Là où vit le peuple, les voies goudronnées sont rares, sauf sur les axes principaux.
Là où vit la plèbe, même en dehors de la saison sèche, il y a des eaux stagnantes partout.
Là où vit la majorité de la population africaine, les caniveaux sont pleins d’ordures et ils sont puants.
Je ne sais pas s’il existe des services d’hygiène, de santé et de je ne sais quoi d’autre mais c’est tout de même un drôle de spectacle que de voir une dame en train de griller des côtes de porc et des cuisses de poulet à côté de ce genre de caniveaux. Les morceaux de manioc sont vendus là aussi, dans les mêmes conditions.
Quand il pleut à Ndjindji, dans la majorité des quartiers, c’est un mélange d’enfer et d’enfer. Quand on n’a pas de 4*4, on ne peut simplement circuler.
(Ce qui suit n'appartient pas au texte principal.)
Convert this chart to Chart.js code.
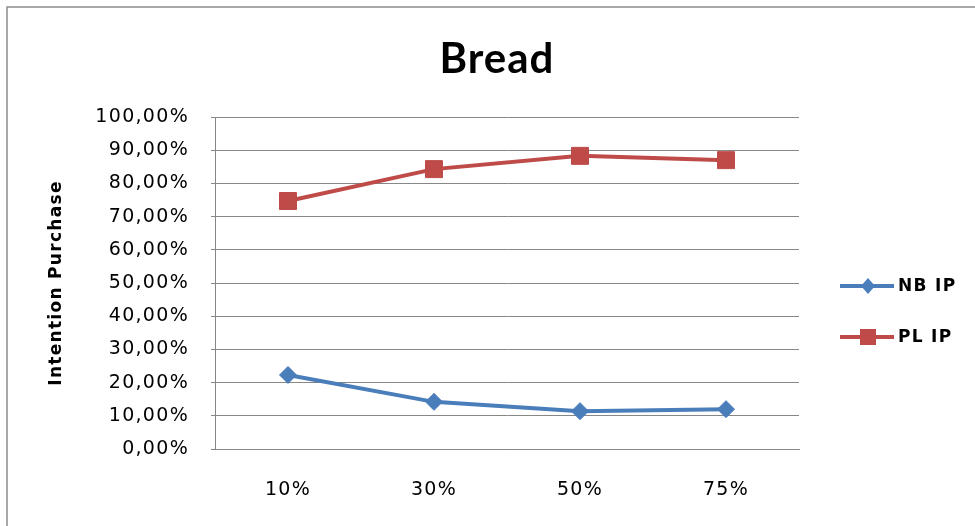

Quand on est piéton, autant rester chez soi.
A ce niveau aussi, les deux plus grandes villes du pays sont logées à la même enseigne.
Il n’y a aucune différence.
Pourtant, je me demande où vont les sous de la fameuse capitale économique… (N’est-ce pas comme cela que cette ville a toujours été appelée depuis le baptême du Diable ?)
En postant ces sujets sur un réseau social (FB en l’occurrence), une sœur, originaire du territoire berlinois du Bénin m’a dit qu’elle avait l’impression que je parlais de Cotonou.
Le Congo ne manque ni d’urbanistes, ni d’architectes, ni de spécialistes et autres experts en hygiène, assainissement, sécurité et de je ne sais quoi d’autre. Comme le reste du continent. Il serait temps (enfin !) d’utiliser toutes ces intelligences pour le bien-être des Africains. Toutes ces saletés, combinées à nos fortes chaleurs, ça attire mouches et pathologies. Toutes ces saletés attirent les moustiques. Or, je me souviens qu’en Asie du Sud-Est, la malaria a quasiment été éradiquée. Or, chez nous, la malaria demeure la première cause de mortalité et les pouvoirs publics ont démissionné depuis des lustres pour combattre la chose.
En étant un poil cynique, on a comme l’impression que ça doit en arranger certains que les Africains crèvent ainsi de toutes ces pathologies.